I consume inspiration constantly. I have thousands upon thousands of photos saved on my phone of vintage book covers, medieval artwork, classical paintings, poems, and more that have touched me in some way that I’ve saved for later. When I’m feeling low on inspiration or creativity, I allow myself to take time to take other people’s art in. I like to learn and research about movements from other decades and time periods, especially if they involve resistance against the hetero-patriarchy. Often my work comes from a multitude of inspirational pieces put together, and my own history woven in to make
something new but familiar. I love the obscure nostalgia of trying to place a reference or pinpoint a feeling from a lost time period.
How do you get motivated or inspired to push past creative blocks?
Honestly, I hate getting this advice myself as an Aries Sun and Virgo Rising (aka a stubborn workaholic), but allow yourself to rest.
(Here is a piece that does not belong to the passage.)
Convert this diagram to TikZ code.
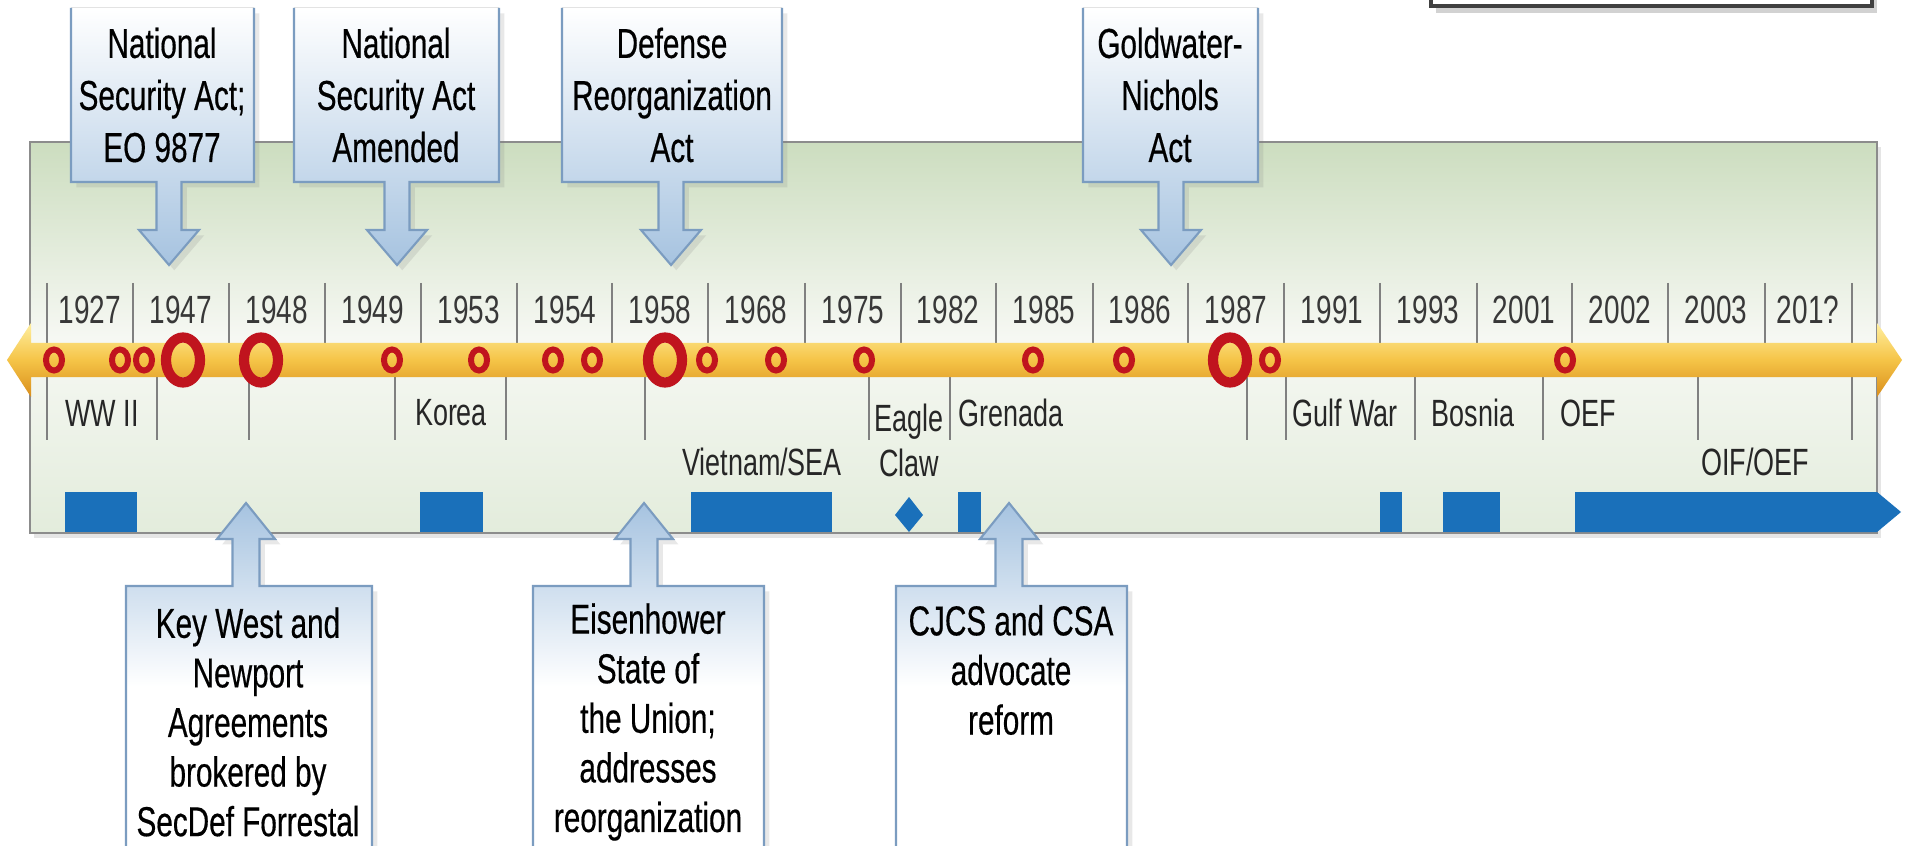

Inspiration comes when you are open to it, and if you are constantly working and pushing yourself to burnout you won’t be able to authentically create anymore. Sometimes I get to a point of creation when I worry “What do people want to see? What will they buy?” and I think that’s when I realize I’m on the wrong track. The things that are most successful for me are usually the pieces that I create from an authentic place after I allow my body and mind to take a break.
What’s next for you?
I’m currently working on a tarot deck full of people of all different genders, races, body shapes, sexualities, abilities, and more. This deck is immensely important to me and is coming after over five plus years of daily practice and study. I intend to involve the community in my process to make sure that those I am drawing in the deck feel well represented and seen. I see this project as not only for me and my spiritual journey, but for my community. Other than that I intend to keep creating organically as projects come, working on expanding my work through my wholesale business, and trying to do more large scale work like murals. I’d like to spend more time resting and taking in the sunsets, petting my cats, and cooking.